Characterization of vertical interconnects in three-dimensional monolithic microwave integrated circuits (three-dimensional MMIC)

In this research, a unique fabrication technology to build high-aspect-ratio via interconnects in 3D MMIC multilayer integration was developed from a combination of microelectronic and traditional MEMS microfabrication technologies. Based on these techniques, a set of test structures have been successfully fabricated to facilitate the vertical interconnect characterization.; Fully cured polyimide thin films possess favorable electric and mechanical properties for the 3D MMIC applications. Using quarter wavelength T-junction resonator structure, polyimide was characterized for its microwave properties. High-frequency characterization of polyimide thin films was obtained in a wide frequency range.
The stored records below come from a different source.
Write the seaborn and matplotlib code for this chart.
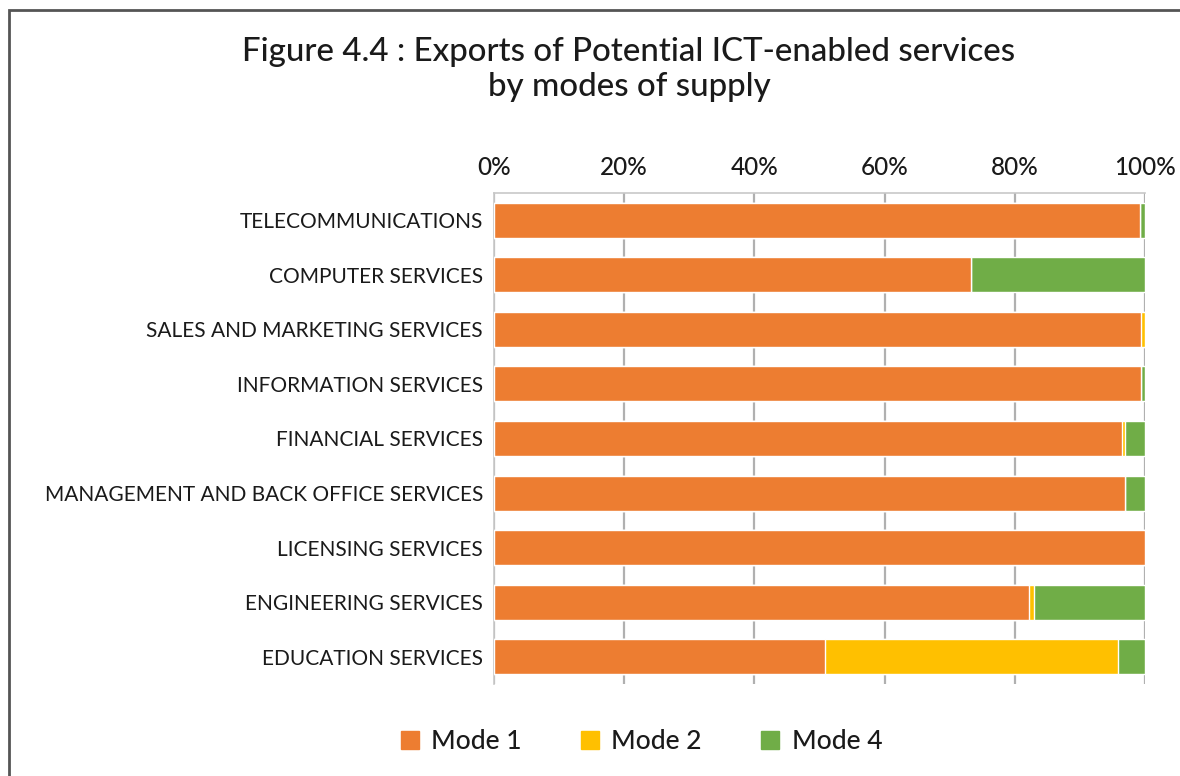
import matplotlib
matplotlib.use("Agg")
import matplotlib.pyplot as plt
import seaborn as sns
import pandas as pd
import numpy as np
from matplotlib.patches import Rectangle
from matplotlib.lines import Line2D

categories = [
    "TELECOMMUNICATIONS",
    "COMPUTER SERVICES",
    "SALES AND MARKETING SERVICES",
    "INFORMATION SERVICES",
    "FINANCIAL SERVICES",
    "MANAGEMENT AND BACK OFFICE SERVICES",
    "LICENSING SERVICES",
    "ENGINEERING SERVICES",
    "EDUCATION SERVICES",
]
mode1 = [99.2, 73.3, 99.4, 99.4, 96.4, 96.9, 100.0, 82.2, 50.8]
mode2 = [0.0, 0.0, 0.6, 0.0, 0.5, 0.0, 0.0, 0.8, 45.1]
mode4 = [0.8, 26.7, 0.0, 0.6, 3.1, 3.1, 0.0, 17.0, 4.1]
series_names = ["Mode 1", "Mode 2", "Mode 4"]
colors = ["#ED7D31", "#FFC000", "#70AD47"]
xticks = [0, 20, 40, 60, 80, 100]
xticklabels = ["0%", "20%", "40%", "60%", "80%", "100%"]
title = "Figure 4.4 : Exports of Potential ICT-enabled services\nby modes of supply"

sns.set_theme(style="white")
plt.rcParams["font.family"] = ["Lato", "DejaVu Sans"]

df = pd.DataFrame({"cat": categories, "m1": mode1, "m2": mode2, "m4": mode4})
df["c1"] = df["m1"]
df["c2"] = df["m1"] + df["m2"]
df["c4"] = df["m1"] + df["m2"] + df["m4"]

fig = plt.figure(figsize=(11.8, 7.76), dpi=100)
ax = fig.add_axes([494 / 1180, 1 - 684 / 776, 651 / 1180, 491 / 776])

for col, color in [("c4", colors[2]), ("c2", colors[1]), ("c1", colors[0])]:
    sns.barplot(data=df, x=col, y="cat", order=categories, color=color,
                width=0.64, saturation=1, ax=ax, orient="h", zorder=3)

ax.set_xlim(0, 100)
ax.set_ylim(8.5, -0.5)
ax.set_xticks(xticks)
ax.set_xticklabels(xticklabels, fontsize=17.5, color="#1a1a1a", fontweight="medium")
ax.xaxis.tick_top()
ax.tick_params(axis="x", length=0, pad=10)
ax.tick_params(axis="y", length=0, pad=8, labelsize=15, labelcolor="#1a1a1a")
ax.set_xlabel("")
ax.set_ylabel("")
ax.grid(axis="x", color="#B0B0B0", linewidth=1.6, zorder=0)
ax.set_axisbelow(True)
for s in ["right", "bottom"]:
    ax.spines[s].set_visible(False)
for s in ["top", "left"]:
    ax.spines[s].set_visible(True)
    ax.spines[s].set_color("#C8C8C8")
    ax.spines[s].set_linewidth(1.2)

fig.text(0.533, 0.91, title, ha="center", va="center", fontsize=23.8,
         color="#1a1a1a", linespacing=1.2, fontweight="medium")

handles = [Line2D([0], [0], marker="s", linestyle="", markersize=12.5,
                  markerfacecolor=c, markeredgecolor=c) for c in colors]
fig.legend(handles, series_names, loc="center", bbox_to_anchor=(0.543, 0.044),
           ncol=3, frameon=False, fontsize=19, columnspacing=2.2,
           handlelength=0.8, handletextpad=0.4, labelcolor="#1a1a1a",
           prop={"size": 19, "weight": "medium"})

fig.add_artist(Rectangle((9 / 1180, -0.05), 1.2, 1 - 10 / 776 + 0.05,
                         transform=fig.transFigure, fill=False,
                         edgecolor="#555555", linewidth=2))

fig.savefig("out.png", dpi=100)
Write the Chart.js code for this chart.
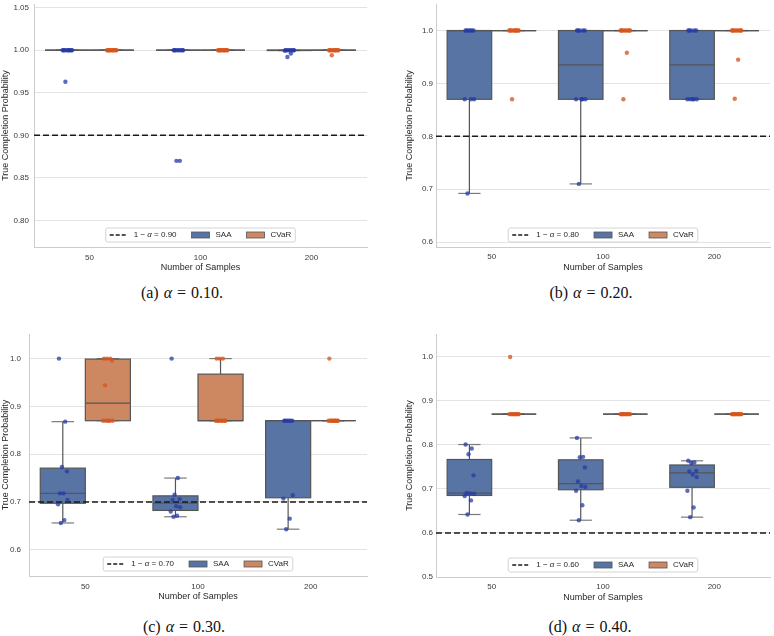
<!DOCTYPE html>
<html><head><meta charset="utf-8">
<script src="https://cdn.jsdelivr.net/npm/chart.js@4.4.1/dist/chart.umd.min.js"></script>
<style>
html,body{margin:0;padding:0;background:#fff;width:774px;height:636px;overflow:hidden;position:relative}
canvas{position:absolute}
.cap{position:absolute;font-family:"Liberation Serif","DejaVu Serif",serif;font-size:16px;color:#111;transform:translate(-50%,-50%);white-space:nowrap;word-spacing:1px}
</style></head><body>
<canvas id="ca"></canvas>
<canvas id="cb"></canvas>
<canvas id="cc"></canvas>
<canvas id="cd"></canvas>
<div class="cap" id="capa" style="left:182px;top:293px"></div>
<div class="cap" id="capb" style="left:591px;top:293px"></div>
<div class="cap" id="capc" style="left:184px;top:627px"></div>
<div class="cap" id="capd" style="left:590px;top:627px"></div>
<script>
// ---------------- data ----------------
const categories = ['50', '100', '200'];
const seriesNames = ['SAA', 'CVaR'];
const panelLetters = ['a', 'b', 'c', 'd'];
const alphaLabels = ['0.10', '0.20', '0.30', '0.40'];
const thresholds = [0.90, 0.80, 0.70, 0.60];

// (a) alpha = 0.10
const saaA = [
  [1, 1, 1, 1, 1, 1, 1, 1, 1, 0.963],
  [1, 1, 1, 1, 1, 1, 1, 1, 0.87, 0.87],
  [1, 1, 1, 1, 1, 1, 1, 0.9995, 0.996, 0.992]
];
const cvarA = [
  [1, 1, 1, 1, 1, 1, 1, 1, 1, 1],
  [1, 1, 1, 1, 1, 1, 1, 1, 1, 1],
  [1, 1, 1, 1, 1, 1, 1, 1, 1, 0.994]
];
// (b) alpha = 0.20
const saaB = [
  [1, 1, 1, 1, 1, 1, 0.87, 0.87, 0.87, 0.692],
  [1, 1, 1, 1, 1, 0.87, 0.87, 0.87, 0.87, 0.71],
  [1, 1, 1, 1, 1, 0.87, 0.87, 0.87, 0.87, 0.87]
];
const cvarB = [
  [1, 1, 1, 1, 1, 1, 1, 1, 1, 0.87],
  [1, 1, 1, 1, 1, 1, 1, 1, 0.958, 0.87],
  [1, 1, 1, 1, 1, 1, 1, 1, 0.945, 0.871]
];
// (c) alpha = 0.30
const saaC = [
  [1.0, 0.868, 0.773, 0.764, 0.718, 0.718, 0.704, 0.695, 0.662, 0.656],
  [1.0, 0.750, 0.715, 0.706, 0.704, 0.691, 0.689, 0.680, 0.671, 0.669],
  [0.87, 0.87, 0.87, 0.87, 0.87, 0.87, 0.714, 0.707, 0.665, 0.643]
];
const cvarC = [
  [1, 1, 1, 0.996, 0.944, 0.87, 0.87, 0.87, 0.87, 0.87],
  [1, 1, 1, 0.87, 0.87, 0.87, 0.87, 0.87, 0.87, 0.87],
  [1, 0.87, 0.87, 0.87, 0.87, 0.87, 0.87, 0.87, 0.87, 0.87]
];
// (d) alpha = 0.40
const saaD = [
  [0.801, 0.792, 0.779, 0.731, 0.691, 0.690, 0.689, 0.684, 0.674, 0.642],
  [0.816, 0.773, 0.772, 0.749, 0.717, 0.707, 0.705, 0.696, 0.663, 0.629],
  [0.764, 0.760, 0.759, 0.741, 0.740, 0.733, 0.727, 0.696, 0.658, 0.636]
];
const cvarD = [
  [1, 0.87, 0.87, 0.87, 0.87, 0.87, 0.87, 0.87, 0.87, 0.87],
  [0.87, 0.87, 0.87, 0.87, 0.87, 0.87, 0.87, 0.87, 0.87, 0.87],
  [0.87, 0.87, 0.87, 0.87, 0.87, 0.87, 0.87, 0.87, 0.87, 0.87]
];

const yTicksA = [0.80, 0.85, 0.90, 0.95, 1.00, 1.05];
const yTicksB = [0.6, 0.7, 0.8, 0.9, 1.0];
const yTicksC = [0.6, 0.7, 0.8, 0.9, 1.0];
const yTicksD = [0.5, 0.6, 0.7, 0.8, 0.9, 1.0];

// ---------------- styling ----------------
const SAA_FILL = '#5874a5';
const CVAR_FILL = '#cd8862';
const SAA_PT = 'rgba(38,58,165,0.75)';
const CVAR_PT = 'rgba(214,86,30,0.78)';
const LINE_COL = '#555555';
const DODGE = 0.2, HALF = 0.2;
const JITTER = [-0.034, 0.021, -0.008, 0.037, -0.025, 0.006, 0.042, -0.042, 0.014, -0.017];
const SANS = '"Liberation Sans", Arial, Helvetica, sans-serif';
Chart.defaults.font.family = SANS;

const panels = [
  {id: 'ca', saa: saaA, cvar: cvarA, ticks: yTicksA, dec: 2, ymin: 0.7688, ymax: 1.0543,
   left: 0, top: 0, w: 385, h: 273, yw: 34, xh: 26, padR: 18, tpy: 5, tpx: 6},
  {id: 'cb', saa: saaB, cvar: cvarB, ticks: yTicksB, dec: 1, ymin: 0.5907, ymax: 1.0502,
   left: 404, top: 0, w: 370, h: 273, yw: 32, xh: 26, padR: 1, tpy: 3, tpx: 5},
  {id: 'cc', saa: saaC, cvar: cvarC, ticks: yTicksC, dec: 1, ymin: 0.5450, ymax: 1.0515,
   left: 0, top: 330, w: 385, h: 272, yw: 29, xh: 26, padR: 18, tpy: 8, tpx: 6},
  {id: 'cd', saa: saaD, cvar: cvarD, ticks: yTicksD, dec: 1, ymin: 0.5, ymax: 1.0521,
   left: 404, top: 330, w: 370, h: 273, yw: 32, xh: 26, padR: 1, tpy: 3, tpx: 5}
];

function quantile(s, p) {
  const pos = (s.length - 1) * p, lo = Math.floor(pos), hi = Math.ceil(pos);
  return s[lo] + (s[hi] - s[lo]) * (pos - lo);
}
function boxStats(vals) {
  const s = [...vals].sort((a, b) => a - b);
  const q1 = quantile(s, 0.25), med = quantile(s, 0.5), q3 = quantile(s, 0.75);
  const iqr = q3 - q1;
  const lo = s.find(v => v >= q1 - 1.5 * iqr);
  const hi = [...s].reverse().find(v => v <= q3 + 1.5 * iqr);
  return {q1, med, q3, lo, hi};
}

const boxPlugin = {
  id: 'boxes',
  beforeDatasetsDraw(chart, args, opts) {
    const {ctx, chartArea: ca, scales: {x, y}} = chart;
    ctx.save();
    ctx.beginPath(); ctx.rect(ca.left, ca.top, ca.right - ca.left, ca.bottom - ca.top); ctx.clip();
    const seg = (x0, y0, x1, y1) => { ctx.beginPath(); ctx.moveTo(x0, y0); ctx.lineTo(x1, y1); ctx.stroke(); };
    opts.groups.forEach(g => {
      g.data.forEach((vals, i) => {
        const st = boxStats(vals);
        const xc = x.getPixelForValue(i + g.offset);
        const x0 = x.getPixelForValue(i + g.offset - HALF);
        const x1 = x.getPixelForValue(i + g.offset + HALF);
        const cw = (x1 - x0) / 4;
        const yq1 = y.getPixelForValue(st.q1), yq3 = y.getPixelForValue(st.q3);
        const ym = y.getPixelForValue(st.med);
        const ylo = y.getPixelForValue(st.lo), yhi = y.getPixelForValue(st.hi);
        ctx.strokeStyle = LINE_COL; ctx.lineWidth = 1.2;
        seg(xc, yq1, xc, ylo); seg(xc, yq3, xc, yhi);
        ctx.strokeStyle = '#7a7a7a';
        seg(xc - cw, ylo, xc + cw, ylo); seg(xc - cw, yhi, xc + cw, yhi);
        ctx.strokeStyle = LINE_COL;
        ctx.fillStyle = g.color;
        ctx.fillRect(x0, yq3, x1 - x0, yq1 - yq3);
        ctx.strokeRect(x0, yq3, x1 - x0, yq1 - yq3);
        seg(x0, ym, x1, ym);
      });
    });
    ctx.restore();
  },
  afterDraw(chart, args, opts) {
    const {ctx, chartArea: ca} = chart;
    ctx.save();
    const fs = 8;
    const normal = fs + 'px ' + SANS, italic = 'italic ' + fs + 'px ' + SANS;
    ctx.font = normal;
    const t1a = '1 \u2212 ', t1c = ' = ' + opts.thrLabel;
    ctx.font = italic; const wAlpha = ctx.measureText('\u03b1').width;
    ctx.font = normal;
    const w1 = ctx.measureText(t1a).width + wAlpha + ctx.measureText(t1c).width;
    const w2 = ctx.measureText(seriesNames[0]).width, w3 = ctx.measureText(seriesNames[1]).width;
    const padX = 4, hl = 18, gapT = 6, gapI = 15, H = 14;
    const W = padX * 2 + (hl + gapT) * 3 + w1 + w2 + w3 + gapI * 2;
    const lx = (ca.left + ca.right) / 2 - W / 2;
    const ly = ca.bottom - 5 - H;
    // frame
    const r = 2;
    ctx.beginPath();
    ctx.moveTo(lx + r, ly); ctx.lineTo(lx + W - r, ly); ctx.quadraticCurveTo(lx + W, ly, lx + W, ly + r);
    ctx.lineTo(lx + W, ly + H - r); ctx.quadraticCurveTo(lx + W, ly + H, lx + W - r, ly + H);
    ctx.lineTo(lx + r, ly + H); ctx.quadraticCurveTo(lx, ly + H, lx, ly + H - r);
    ctx.lineTo(lx, ly + r); ctx.quadraticCurveTo(lx, ly, lx + r, ly); ctx.closePath();
    ctx.fillStyle = 'rgba(255,255,255,0.85)'; ctx.fill();
    ctx.strokeStyle = '#d4d4d4'; ctx.lineWidth = 1; ctx.stroke();
    const cy = ly + H / 2;
    let cx = lx + padX;
    // item 1: dashed line
    ctx.strokeStyle = '#1a1a1a'; ctx.lineWidth = 1.5; ctx.setLineDash([4, 2]);
    ctx.beginPath(); ctx.moveTo(cx, cy); ctx.lineTo(cx + hl, cy); ctx.stroke();
    ctx.setLineDash([]);
    cx += hl + gapT;
    ctx.fillStyle = '#262626'; ctx.textBaseline = 'middle'; ctx.textAlign = 'left';
    ctx.font = normal; ctx.fillText(t1a, cx, cy); cx += ctx.measureText(t1a).width;
    ctx.font = italic; ctx.fillText('\u03b1', cx, cy); cx += wAlpha;
    ctx.font = normal; ctx.fillText(t1c, cx, cy); cx += ctx.measureText(t1c).width;
    cx += gapI;
    [[SAA_FILL, seriesNames[0], w2], [CVAR_FILL, seriesNames[1], w3]].forEach(([col, txt, w], k) => {
      ctx.fillStyle = col; ctx.fillRect(cx, cy - 3, hl, 6);
      ctx.strokeStyle = LINE_COL; ctx.lineWidth = 0.8; ctx.strokeRect(cx, cy - 3, hl, 6);
      cx += hl + gapT;
      ctx.fillStyle = '#262626'; ctx.fillText(txt, cx, cy);
      cx += w + gapI;
    });
    ctx.restore();
  }
};

panels.forEach((p, pi) => {
  const cv = document.getElementById(p.id);
  cv.width = p.w; cv.height = p.h;
  cv.style.left = p.left + 'px'; cv.style.top = p.top + 'px';
  cv.style.width = p.w + 'px'; cv.style.height = p.h + 'px';
  const thr = thresholds[pi];
  const pts = (arr, off) => arr.flatMap((vals, i) => vals.map((v, k) => ({x: i + off + JITTER[k], y: v})));
  new Chart(cv, {
    data: {
      datasets: [
        {type: 'scatter', label: seriesNames[0], data: pts(p.saa, -DODGE), backgroundColor: SAA_PT,
         pointRadius: 2.2, pointBorderWidth: 0, order: 0},
        {type: 'scatter', label: seriesNames[1], data: pts(p.cvar, DODGE), backgroundColor: CVAR_PT,
         pointRadius: 2.2, pointBorderWidth: 0, order: 1},
        {type: 'line', label: 'thr', data: [{x: -0.5, y: thr}, {x: 2.5, y: thr}],
         borderColor: '#1a1a1a', borderWidth: 1.5, borderDash: [6, 3], pointRadius: 0, order: 2, fill: false}
      ]
    },
    options: {
      responsive: false, animation: false, events: [],
      layout: {padding: {left: 0, right: p.padR, top: 0, bottom: 0}},
      plugins: {
        legend: {display: false}, tooltip: {enabled: false},
        boxes: {thrLabel: thr.toFixed(2), groups: [
          {data: p.saa, offset: -DODGE, color: SAA_FILL},
          {data: p.cvar, offset: DODGE, color: CVAR_FILL}
        ]}
      },
      scales: {
        x: {
          type: 'linear', min: -0.5, max: 2.5,
          afterBuildTicks: ax => { ax.ticks = categories.map((c, i) => ({value: i})); },
          afterFit: ax => { ax.height = p.xh; ax.paddingLeft = 0; ax.paddingRight = 0; ax.paddingTop = 0; ax.paddingBottom = 0; },
          ticks: {callback: v => categories[Math.round(v)], padding: p.tpx, color: '#3a3a3a',
                  font: {size: 8}, maxRotation: 0, autoSkip: false},
          grid: {display: false, drawTicks: false},
          border: {display: true, color: '#cccccc', width: 1},
          title: {display: true, text: 'Number of Samples', color: '#262626', font: {size: 9}, padding: 0}
        },
        y: {
          type: 'linear', min: p.ymin, max: p.ymax,
          afterBuildTicks: ax => { ax.ticks = p.ticks.map(v => ({value: v})); },
          afterFit: ax => { ax.width = p.yw; ax.paddingTop = 0; ax.paddingBottom = 0; ax.paddingLeft = 0; ax.paddingRight = 0; },
          ticks: {callback: v => Number(v).toFixed(p.dec), padding: p.tpy, color: '#3a3a3a', font: {size: 8}},
          grid: {color: '#e3e3e3', lineWidth: 1, drawTicks: false},
          border: {display: true, color: '#cccccc', width: 1},
          title: {display: true, text: 'True Completion Probability', color: '#262626', font: {size: 9}, padding: 0}
        }
      }
    },
    plugins: [boxPlugin]
  });
  document.getElementById('cap' + panelLetters[pi]).innerHTML =
    '(' + panelLetters[pi] + ') <i>\u03b1</i> = ' + alphaLabels[pi] + '.';
});
</script>
</body></html>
Experimental results have shown the feasibility of this method.; In order to correctly evaluate the conductor loss in thin planar transmission lines, a modified conductor loss model was derived from conventional Wheeler's incremental inductance rule to account for the field penetration as the physical strip thickness approaches the skin depth or even smaller. The closed-form formulas or simplified equations have been developed for microstrip and stripline with wide strip cases, and for general coplanar waveguide including SCPWG line. Meanwhile, experimental results verified the validity of the modified conductor loss model in evaluating the losses in thin transmission lines. It has been shown that as the conductor thickness becomes approximately greater than four times of the skin depth, both conventional Wheeler's rule and its modified model agree with each other very well on the conductor loss estimation.; Experimental results have revealed that at RF frequency, e.g. X band (8–12 GHz), the vertical interconnection discontinuities may contribute significantly to the insertion loss and the phase change. With the advanced conductor loss models for evaluating the characteristics in the test structures, lumped-element equivalent circuit models can be derived from the via module measurement results. These models are of great practical importance in a complex circuit design.